1940s Polish light aircraft

The Zuch was a Polish aerobatics and trainer aircraft, built in 1948 in the LWD bureau and produced in a small series.

==Design and development==
The aircraft was a development of a military and civilian trainer plane LWD Junak-1, meant as a civilian aerobatics and trainer plane for the Polish Aero Club. It was designed in the Lotnicze Warsztaty Doświadczalne (LWD - Aircraft Experimental Workshops), a main designer was Tadeusz Sołtyk. The design was similar to Junak-1, the main difference was en engine. Unlike Junak, its fixed landing gear, in massive covers, was lacking struts. It was also fitted with split flaps and had slightly enlarged rudder (similar improvements were later adapted in Junak-2).

===Description===
Mixed construction (steel and wood) low-wing monoplane, conventional in layout. Fuselage of a steel frame, covered with canvas, in front with metal sheet. Two-spar wings of wooden construction and trapezoid shape, canvas and plywood covered, fitted with split flaps. Cockpit with two seats in tandem, under a multi-part closed canopy. Conventional fixed landing gear with a tail wheel, main gear in massive covers. Engine in front: Zuch-1: 6-cylinder inline engine Walter Minor 6-III (118 kW / 160 hp), Zuch-2: 7-cylinder radial engine Bramo Sh 14 (118 kW / 160 hp) with a ring cover with individual cowls for cylinders. Two-blade wooden propeller.

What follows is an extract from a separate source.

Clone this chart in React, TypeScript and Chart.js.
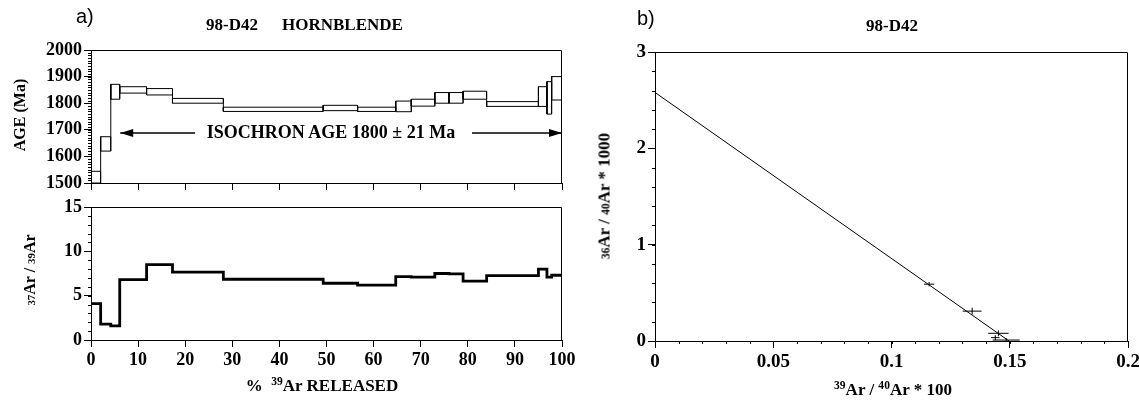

The first variant Zuch-1 was powered by the Czechoslovak 160 hp Walter Minor 6-III inline engine in a long, slant nose. The prototype flew first on September 1, 1948. The design was quite successful and fit to aerobatics, but it did not enter production because of decision not to produce Walter Minor engines in Poland. The prototype served in aero clubs from 1950 until end of 1955, with markings SP-BAD.

The second prototype Zuch-2 was fitted with a radial engine Bramo Sh 14. It was flown on April 1, 1949 and carried markings SP-BAG. Because of increased drag, maximum speed was lower - 222 km/h comparing to 244 km/h of Zuch-1. Because there were several Sh 14 engines available, left in the country by retreating Germans, the LWD next built a short series of 5 Zuch-2s in 1950. They carried markings SP-BAL - SP-BAP and served in aero clubs until 1955, except SP-BAM, which served until 1963.

==Operators==
- POL
- Aeroklub Polski

==Surviving aircraft==
- Zuch-1 (SP-BAD)
Preserved in the Polish Aviation Museum in Kraków (damaged and disassembled).
- Zuch-2 (SP-BAM)
Preserved in the Polish Aviation Museum in Kraków (disassembled).
- Zuch-2 (SP-BAO)
Preserved in the Polish Aviation Museum in Kraków (incomplete and disassembled).